◆ **Extracted material**

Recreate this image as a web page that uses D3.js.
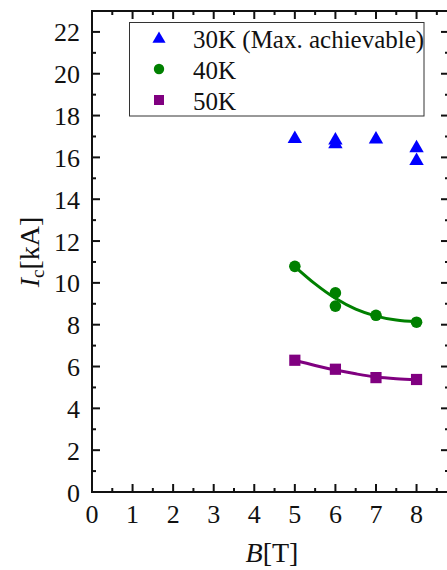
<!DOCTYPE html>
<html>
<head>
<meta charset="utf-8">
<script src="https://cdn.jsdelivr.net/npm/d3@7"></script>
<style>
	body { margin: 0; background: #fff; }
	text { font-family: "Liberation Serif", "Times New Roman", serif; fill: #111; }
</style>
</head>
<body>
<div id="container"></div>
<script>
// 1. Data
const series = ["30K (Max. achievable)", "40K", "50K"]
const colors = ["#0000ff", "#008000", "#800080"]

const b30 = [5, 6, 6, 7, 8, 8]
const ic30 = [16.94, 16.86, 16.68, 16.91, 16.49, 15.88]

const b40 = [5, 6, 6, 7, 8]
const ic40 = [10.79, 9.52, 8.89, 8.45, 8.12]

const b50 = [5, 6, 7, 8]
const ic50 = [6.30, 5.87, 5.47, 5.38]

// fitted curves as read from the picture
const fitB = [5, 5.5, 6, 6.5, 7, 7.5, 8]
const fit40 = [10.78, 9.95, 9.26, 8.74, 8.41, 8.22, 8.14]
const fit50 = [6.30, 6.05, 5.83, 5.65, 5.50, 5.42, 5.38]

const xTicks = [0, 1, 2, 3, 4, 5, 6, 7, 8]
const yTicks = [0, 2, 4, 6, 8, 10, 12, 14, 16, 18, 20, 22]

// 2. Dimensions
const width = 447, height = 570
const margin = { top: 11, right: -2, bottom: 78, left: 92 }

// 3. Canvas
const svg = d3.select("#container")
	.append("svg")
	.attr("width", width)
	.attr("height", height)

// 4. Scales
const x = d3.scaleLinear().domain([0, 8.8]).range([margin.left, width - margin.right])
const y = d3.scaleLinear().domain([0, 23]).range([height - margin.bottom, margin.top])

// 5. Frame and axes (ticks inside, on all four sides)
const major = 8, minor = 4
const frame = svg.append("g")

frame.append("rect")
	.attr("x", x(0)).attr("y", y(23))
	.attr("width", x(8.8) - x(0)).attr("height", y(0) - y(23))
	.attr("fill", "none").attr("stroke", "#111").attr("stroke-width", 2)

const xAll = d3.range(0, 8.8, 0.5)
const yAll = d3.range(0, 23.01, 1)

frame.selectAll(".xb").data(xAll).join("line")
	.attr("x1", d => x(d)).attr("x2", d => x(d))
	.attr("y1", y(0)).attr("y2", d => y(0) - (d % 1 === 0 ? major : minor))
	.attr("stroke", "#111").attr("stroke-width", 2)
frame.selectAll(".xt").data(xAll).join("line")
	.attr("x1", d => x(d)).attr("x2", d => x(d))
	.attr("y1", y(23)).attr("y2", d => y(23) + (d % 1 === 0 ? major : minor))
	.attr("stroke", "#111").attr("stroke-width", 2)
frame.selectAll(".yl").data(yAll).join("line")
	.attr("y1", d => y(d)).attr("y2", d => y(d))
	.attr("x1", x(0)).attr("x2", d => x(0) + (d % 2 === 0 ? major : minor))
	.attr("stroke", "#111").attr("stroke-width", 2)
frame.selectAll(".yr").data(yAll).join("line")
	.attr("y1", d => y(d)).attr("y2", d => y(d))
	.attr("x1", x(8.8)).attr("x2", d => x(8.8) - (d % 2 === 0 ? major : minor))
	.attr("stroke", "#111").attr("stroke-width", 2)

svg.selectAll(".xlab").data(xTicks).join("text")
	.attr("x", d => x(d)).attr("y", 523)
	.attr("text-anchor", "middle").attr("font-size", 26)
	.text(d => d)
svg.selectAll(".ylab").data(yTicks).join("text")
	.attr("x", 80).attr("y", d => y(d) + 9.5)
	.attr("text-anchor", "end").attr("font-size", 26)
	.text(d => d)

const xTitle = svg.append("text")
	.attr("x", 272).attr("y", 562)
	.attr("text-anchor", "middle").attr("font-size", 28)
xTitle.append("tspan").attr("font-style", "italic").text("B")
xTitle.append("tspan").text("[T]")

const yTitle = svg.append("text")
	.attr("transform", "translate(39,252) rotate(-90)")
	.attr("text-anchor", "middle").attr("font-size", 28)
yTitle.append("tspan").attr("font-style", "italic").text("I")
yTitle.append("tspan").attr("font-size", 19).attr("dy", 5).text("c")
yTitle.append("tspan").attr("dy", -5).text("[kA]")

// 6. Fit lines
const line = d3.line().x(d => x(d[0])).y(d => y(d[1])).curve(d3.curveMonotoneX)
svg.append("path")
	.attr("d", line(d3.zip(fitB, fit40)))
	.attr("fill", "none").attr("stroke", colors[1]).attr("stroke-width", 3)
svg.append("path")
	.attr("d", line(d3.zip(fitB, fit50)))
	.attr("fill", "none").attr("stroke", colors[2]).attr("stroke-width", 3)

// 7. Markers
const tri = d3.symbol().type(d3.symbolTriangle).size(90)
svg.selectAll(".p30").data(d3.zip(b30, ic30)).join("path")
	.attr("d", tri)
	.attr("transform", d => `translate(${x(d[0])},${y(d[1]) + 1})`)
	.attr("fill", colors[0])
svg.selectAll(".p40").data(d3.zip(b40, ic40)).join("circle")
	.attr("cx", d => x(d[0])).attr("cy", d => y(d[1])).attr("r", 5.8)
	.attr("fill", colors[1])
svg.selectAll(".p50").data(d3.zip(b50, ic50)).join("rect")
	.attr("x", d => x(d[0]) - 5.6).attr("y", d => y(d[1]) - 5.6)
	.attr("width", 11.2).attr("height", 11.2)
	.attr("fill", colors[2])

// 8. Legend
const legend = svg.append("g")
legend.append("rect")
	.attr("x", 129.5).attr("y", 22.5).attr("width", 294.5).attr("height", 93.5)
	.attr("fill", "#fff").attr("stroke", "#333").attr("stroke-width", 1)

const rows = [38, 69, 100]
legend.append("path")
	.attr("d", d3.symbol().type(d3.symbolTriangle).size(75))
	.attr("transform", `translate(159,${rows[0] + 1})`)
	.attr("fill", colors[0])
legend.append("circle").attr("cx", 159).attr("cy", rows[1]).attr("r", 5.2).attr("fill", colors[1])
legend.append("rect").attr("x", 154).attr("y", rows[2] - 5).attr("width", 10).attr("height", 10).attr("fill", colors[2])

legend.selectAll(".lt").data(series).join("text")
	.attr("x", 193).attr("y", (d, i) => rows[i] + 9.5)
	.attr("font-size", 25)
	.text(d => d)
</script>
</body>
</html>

* * *

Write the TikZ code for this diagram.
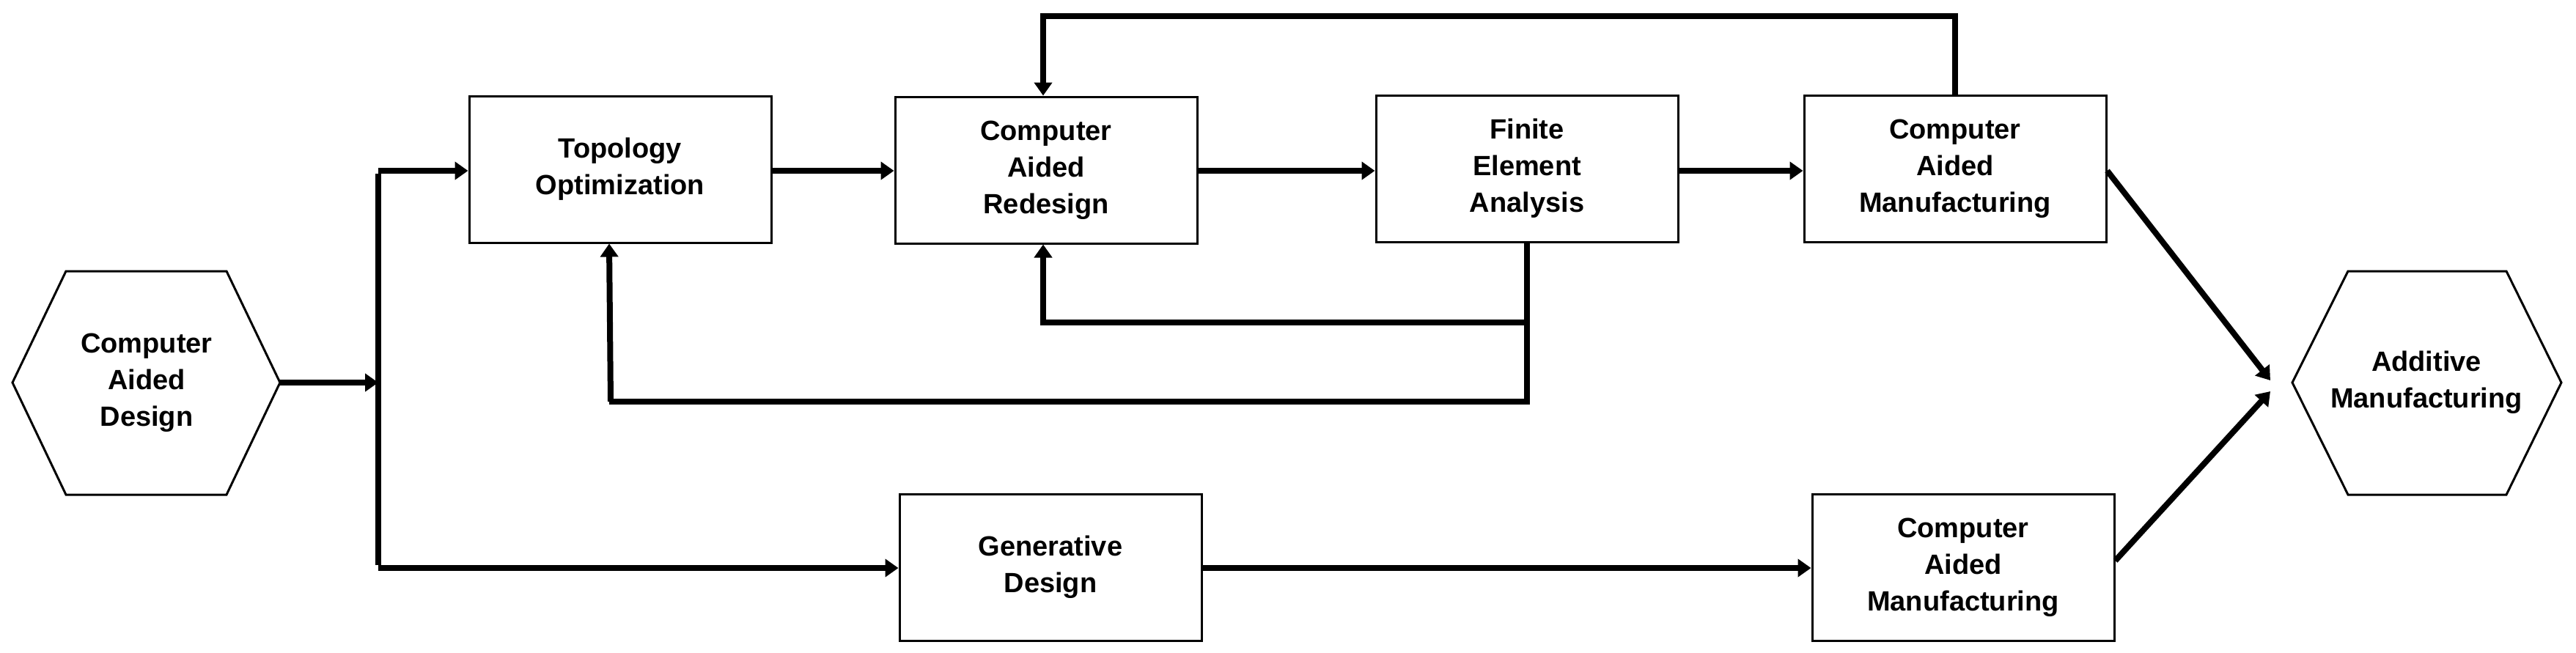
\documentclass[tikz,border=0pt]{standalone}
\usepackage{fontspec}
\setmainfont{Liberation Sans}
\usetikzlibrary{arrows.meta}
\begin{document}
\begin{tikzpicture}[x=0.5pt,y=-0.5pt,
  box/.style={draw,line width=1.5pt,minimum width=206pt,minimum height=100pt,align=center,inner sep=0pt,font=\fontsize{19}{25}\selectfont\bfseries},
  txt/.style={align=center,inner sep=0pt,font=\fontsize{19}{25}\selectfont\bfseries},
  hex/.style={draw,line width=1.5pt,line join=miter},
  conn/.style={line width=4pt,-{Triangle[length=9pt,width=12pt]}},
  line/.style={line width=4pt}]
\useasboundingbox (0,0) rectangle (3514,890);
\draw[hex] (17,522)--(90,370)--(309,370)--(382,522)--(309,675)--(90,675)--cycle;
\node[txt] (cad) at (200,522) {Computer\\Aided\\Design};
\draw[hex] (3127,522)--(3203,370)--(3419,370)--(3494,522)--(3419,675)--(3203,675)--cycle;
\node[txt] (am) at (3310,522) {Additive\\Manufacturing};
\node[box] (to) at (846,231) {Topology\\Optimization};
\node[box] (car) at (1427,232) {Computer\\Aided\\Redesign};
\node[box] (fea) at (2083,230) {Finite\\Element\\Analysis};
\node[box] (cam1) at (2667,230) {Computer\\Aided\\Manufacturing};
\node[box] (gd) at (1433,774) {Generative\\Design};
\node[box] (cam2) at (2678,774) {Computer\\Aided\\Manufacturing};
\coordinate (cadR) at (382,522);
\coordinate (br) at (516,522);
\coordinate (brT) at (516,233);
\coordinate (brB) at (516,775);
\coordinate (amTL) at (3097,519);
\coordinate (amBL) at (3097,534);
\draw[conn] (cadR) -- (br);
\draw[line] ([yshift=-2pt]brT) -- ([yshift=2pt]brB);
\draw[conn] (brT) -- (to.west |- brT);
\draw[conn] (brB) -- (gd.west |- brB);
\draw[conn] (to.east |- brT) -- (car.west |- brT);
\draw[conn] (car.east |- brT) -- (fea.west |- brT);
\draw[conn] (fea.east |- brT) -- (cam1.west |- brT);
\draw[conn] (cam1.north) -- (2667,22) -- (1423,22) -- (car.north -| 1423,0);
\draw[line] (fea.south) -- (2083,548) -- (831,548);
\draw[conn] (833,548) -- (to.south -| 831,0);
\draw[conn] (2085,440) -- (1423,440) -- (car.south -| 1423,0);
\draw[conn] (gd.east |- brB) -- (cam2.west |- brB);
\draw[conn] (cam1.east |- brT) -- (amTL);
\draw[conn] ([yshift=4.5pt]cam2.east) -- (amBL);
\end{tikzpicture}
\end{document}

◆ **What this task involves**
Everything above from the line with "Recreate this image" through the line with "const yAll = d3.range(0, 23.01, 1)" should be retyped exactly, and nothing else; omit pictures.

◆ **Worked answer**
Recreate this image as a web page that uses D3.js.
<!DOCTYPE html>
<html>
<head>
<meta charset="utf-8">
<script src="https://cdn.jsdelivr.net/npm/d3@7"></script>
<style>
	body { margin: 0; background: #fff; }
	text { font-family: "Liberation Serif", "Times New Roman", serif; fill: #111; }
</style>
</head>
<body>
<div id="container"></div>
<script>
// 1. Data
const series = ["30K (Max. achievable)", "40K", "50K"]
const colors = ["#0000ff", "#008000", "#800080"]

const b30 = [5, 6, 6, 7, 8, 8]
const ic30 = [16.94, 16.86, 16.68, 16.91, 16.49, 15.88]

const b40 = [5, 6, 6, 7, 8]
const ic40 = [10.79, 9.52, 8.89, 8.45, 8.12]

const b50 = [5, 6, 7, 8]
const ic50 = [6.30, 5.87, 5.47, 5.38]

// fitted curves as read from the picture
const fitB = [5, 5.5, 6, 6.5, 7, 7.5, 8]
const fit40 = [10.78, 9.95, 9.26, 8.74, 8.41, 8.22, 8.14]
const fit50 = [6.30, 6.05, 5.83, 5.65, 5.50, 5.42, 5.38]

const xTicks = [0, 1, 2, 3, 4, 5, 6, 7, 8]
const yTicks = [0, 2, 4, 6, 8, 10, 12, 14, 16, 18, 20, 22]

// 2. Dimensions
const width = 447, height = 570
const margin = { top: 11, right: -2, bottom: 78, left: 92 }

// 3. Canvas
const svg = d3.select("#container")
	.append("svg")
	.attr("width", width)
	.attr("height", height)

// 4. Scales
const x = d3.scaleLinear().domain([0, 8.8]).range([margin.left, width - margin.right])
const y = d3.scaleLinear().domain([0, 23]).range([height - margin.bottom, margin.top])

// 5. Frame and axes (ticks inside, on all four sides)
const major = 8, minor = 4
const frame = svg.append("g")

frame.append("rect")
	.attr("x", x(0)).attr("y", y(23))
	.attr("width", x(8.8) - x(0)).attr("height", y(0) - y(23))
	.attr("fill", "none").attr("stroke", "#111").attr("stroke-width", 2)

const xAll = d3.range(0, 8.8, 0.5)
const yAll = d3.range(0, 23.01, 1)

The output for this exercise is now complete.